The problem is that she’s just one of many moving parts vying for screen time in a movie that feels overstuffed and under-plotted at the same time. Hodson and director Cathy Yan (Dead Pigs) work very hard to juggle the arcs and activities of half a dozen major characters, not all of whom fit together organically. Harley wasn’t a member of the Birds Of Prey in the comics, but rather one of their adversaries, so telling this story from her perspective is trickier than it might otherwise have been. (She’s also the narrator, playfully imposing a scrambled chronology that’s not nearly as much fun as the filmmakers seems to think it is.)
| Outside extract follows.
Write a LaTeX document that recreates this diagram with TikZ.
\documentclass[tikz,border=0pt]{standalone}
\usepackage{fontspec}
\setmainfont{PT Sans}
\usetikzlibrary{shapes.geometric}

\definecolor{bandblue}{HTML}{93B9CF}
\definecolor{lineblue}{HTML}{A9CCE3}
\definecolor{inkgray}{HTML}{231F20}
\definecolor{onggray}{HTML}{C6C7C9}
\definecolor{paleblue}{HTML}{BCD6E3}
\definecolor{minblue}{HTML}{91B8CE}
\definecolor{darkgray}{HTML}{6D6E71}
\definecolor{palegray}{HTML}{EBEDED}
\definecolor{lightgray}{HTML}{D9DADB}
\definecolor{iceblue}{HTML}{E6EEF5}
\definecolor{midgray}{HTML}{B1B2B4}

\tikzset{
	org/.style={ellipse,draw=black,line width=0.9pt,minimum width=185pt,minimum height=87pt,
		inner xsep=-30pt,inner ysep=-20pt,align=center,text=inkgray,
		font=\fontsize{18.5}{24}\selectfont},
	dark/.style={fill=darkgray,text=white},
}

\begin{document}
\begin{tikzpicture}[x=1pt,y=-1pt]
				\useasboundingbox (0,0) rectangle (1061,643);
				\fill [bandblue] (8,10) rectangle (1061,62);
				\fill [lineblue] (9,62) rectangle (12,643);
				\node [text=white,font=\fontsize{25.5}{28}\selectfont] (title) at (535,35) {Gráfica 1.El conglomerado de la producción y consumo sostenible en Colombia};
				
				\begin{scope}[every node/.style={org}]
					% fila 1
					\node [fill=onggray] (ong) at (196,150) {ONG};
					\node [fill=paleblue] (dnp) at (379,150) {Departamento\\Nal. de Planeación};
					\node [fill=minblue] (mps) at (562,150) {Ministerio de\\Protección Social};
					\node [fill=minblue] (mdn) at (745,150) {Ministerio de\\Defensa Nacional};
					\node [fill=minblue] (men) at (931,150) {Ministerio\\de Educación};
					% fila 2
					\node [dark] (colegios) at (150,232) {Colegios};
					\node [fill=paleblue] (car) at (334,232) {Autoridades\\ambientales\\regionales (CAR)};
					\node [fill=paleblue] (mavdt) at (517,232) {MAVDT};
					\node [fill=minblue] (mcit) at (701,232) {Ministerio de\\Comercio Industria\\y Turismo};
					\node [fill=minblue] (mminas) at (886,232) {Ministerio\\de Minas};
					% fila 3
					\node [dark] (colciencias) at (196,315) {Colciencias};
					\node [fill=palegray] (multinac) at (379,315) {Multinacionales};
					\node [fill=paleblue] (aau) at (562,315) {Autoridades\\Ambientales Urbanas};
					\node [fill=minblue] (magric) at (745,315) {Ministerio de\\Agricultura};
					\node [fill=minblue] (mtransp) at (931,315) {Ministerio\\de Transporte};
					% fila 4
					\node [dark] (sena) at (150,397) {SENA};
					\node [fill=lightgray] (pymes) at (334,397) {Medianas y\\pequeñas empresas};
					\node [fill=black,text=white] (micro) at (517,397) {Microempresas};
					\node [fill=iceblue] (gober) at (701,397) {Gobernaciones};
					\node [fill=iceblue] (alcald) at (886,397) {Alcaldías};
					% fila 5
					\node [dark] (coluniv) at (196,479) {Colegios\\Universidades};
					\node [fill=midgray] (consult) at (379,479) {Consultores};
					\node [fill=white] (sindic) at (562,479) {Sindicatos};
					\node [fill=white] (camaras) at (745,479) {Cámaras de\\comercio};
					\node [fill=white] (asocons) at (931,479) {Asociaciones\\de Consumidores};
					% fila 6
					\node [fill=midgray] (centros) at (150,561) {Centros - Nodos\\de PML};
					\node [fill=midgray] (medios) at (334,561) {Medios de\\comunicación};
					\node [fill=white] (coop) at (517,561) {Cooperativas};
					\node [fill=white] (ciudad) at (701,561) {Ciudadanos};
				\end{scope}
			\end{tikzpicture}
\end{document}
When the movie stops to focus on its other principals – especially Smollett-Bell’s conflicted Dinah, whom you may know as the Black Canary, and Winstead’s hyper-focused Helena Bertinelli, who shows up like a Terminator throughout the story – we get a sense of them as individuals with goals of their own rather than supporting players in Harley’s drama. That’s a good thing – and in DC terms, it’s considerably more than the Justice League movie managed to accomplish.
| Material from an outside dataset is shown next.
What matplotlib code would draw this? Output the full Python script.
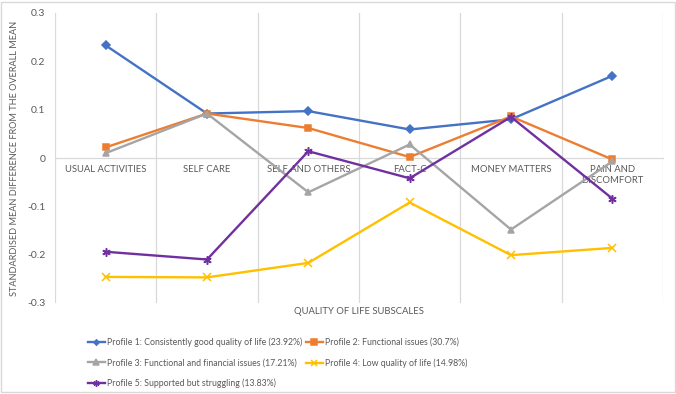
import matplotlib
matplotlib.use("Agg")
import matplotlib.pyplot as plt
from matplotlib.patches import Rectangle

plt.rcParams["font.family"] = ["Lato", "DejaVu Sans"]

# ─── Data ────────────────────────────────────────────────────────────────────

SUBSCALES = ["USUAL ACTIVITIES", "SELF CARE", "SELF AND OTHERS", "FACT-C",
             "MONEY MATTERS", "PAIN AND\nDISCOMFORT"]

PROFILE_1 = [0.233, 0.092, 0.097, 0.059, 0.080, 0.170]
PROFILE_2 = [0.022, 0.092, 0.062, 0.002, 0.086, -0.003]
PROFILE_3 = [0.010, 0.092, -0.071, 0.028, -0.148, -0.007]
PROFILE_4 = [-0.246, -0.247, -0.217, -0.092, -0.201, -0.186]
PROFILE_5 = [-0.194, -0.210, 0.014, -0.042, 0.085, -0.084]

LABELS = [
    "Profile 1: Consistently good quality of life (23.92%)",
    "Profile 2: Functional issues (30.7%)",
    "Profile 3: Functional and financial issues (17.21%)",
    "Profile 4: Low quality of life (14.98%)",
    "Profile 5: Supported but struggling (13.83%)",
]

Y_TICKS = [-0.3, -0.2, -0.1, 0, 0.1, 0.2, 0.3]
Y_TICK_LABELS = ["-0.3", "-0.2", "-0.1", "0", "0.1", "0.2", "0.3"]

# ─── Style ───────────────────────────────────────────────────────────────────

COLORS = ["#4472C4", "#ED7D31", "#A5A5A5", "#FFC000", "#7030A0"]
MARKERS = ["D", "s", "^", "x", (6, 2, 0)]
MSIZES = [3.6, 5, 5, 5.5, 6]
TEXT = "#595959"
GRID = "#d9d9d9"

# ─── Plot ────────────────────────────────────────────────────────────────────

fig = plt.figure(figsize=(6.76, 3.94), dpi=100)
ax = fig.add_axes([55 / 676, 1 - 303 / 394, 608 / 676, 290 / 394])

x = list(range(len(SUBSCALES)))
series = [PROFILE_1, PROFILE_2, PROFILE_3, PROFILE_4, PROFILE_5]
handles = []
for vals, col, mk, ms, lab in zip(series, COLORS, MARKERS, MSIZES, LABELS):
    h, = ax.plot(x, vals, color=col, lw=1.7, marker=mk, markersize=ms,
                 markeredgewidth=1.1, label=lab, zorder=3)
    handles.append(h)

ax.set_xlim(-0.5, len(SUBSCALES) - 0.5)
ax.set_ylim(-0.3, 0.3)

# vertical gridlines between categories
for b in range(len(SUBSCALES) + 1):
    ax.axvline(b - 0.5, color=GRID, lw=0.9, zorder=1)

for s in ["top", "right", "left"]:
    ax.spines[s].set_visible(False)
ax.spines["bottom"].set_position(("data", 0))
ax.spines["bottom"].set_color(GRID)
ax.spines["bottom"].set_linewidth(0.9)

ax.set_xticks(x)
ax.set_xticklabels(SUBSCALES, fontsize=6.8, color=TEXT, linespacing=1.3)
ax.set_yticks(Y_TICKS)
ax.set_yticklabels(Y_TICK_LABELS, fontsize=7.5, color=TEXT)
ax.tick_params(axis="x", length=0, pad=5)
ax.tick_params(axis="y", length=0, pad=7)

ax.set_ylabel("STANDARDISED MEAN DIFFERENCE FROM THE OVERALL MEAN",
              fontsize=6.6, color=TEXT, labelpad=6)
fig.text(359 / 676, 1 - 312 / 394, "QUALITY OF LIFE SUBSCALES",
         fontsize=6.8, color=TEXT, ha="center", va="center")

# legend: rows P1|P2, P3|P4, P5
order = [0, 2, 4, 1, 3]
leg = fig.legend([handles[i] for i in order], [LABELS[i] for i in order],
                 ncol=2, loc="upper left", bbox_to_anchor=(84 / 676, 1 - 334 / 394),
                 frameon=False, fontsize=6.3, handlelength=2.0, handletextpad=0.2,
                 columnspacing=0.4, labelspacing=1.3, borderaxespad=0,
                 markerscale=0.75)
for t in leg.get_texts():
    t.set_color(TEXT)

# chart border
fig.patches.append(Rectangle((0.002, 0.006), 0.996, 0.99, transform=fig.transFigure,
                             fill=False, edgecolor=GRID, lw=1.0))

fig.savefig("out.png", dpi=100)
Even so, it takes Birds Of Prey a very, very long time to put its team together, and the heavy they’re facing just isn’t that heavy. McGregor’s petty Sionis is an even less engaging villain than Jared Leto’s strutting Joker, and he’s saddled with Chris Messina as a creepy henchman who encourages his boss’s more sadistic tendencies. It’s clearly intended to point out the stunted weaknesses of evil men, but it occasionally tips into pure cruelty, as in a moment where Roman humiliates a random patron at his club just because he can. (It’s a little too real for the movie’s brighter, bouncier tone.)

Mostly, though, the movie works. The set pieces are strong, the action choreography kinetic and fun, and once all the characters are finally in the same place, Birds Of Prey delivers proper super-team mayhem. It’s an improvement on Suicide Squad by almost every metric imaginable… and really, at this point that’s all that matters.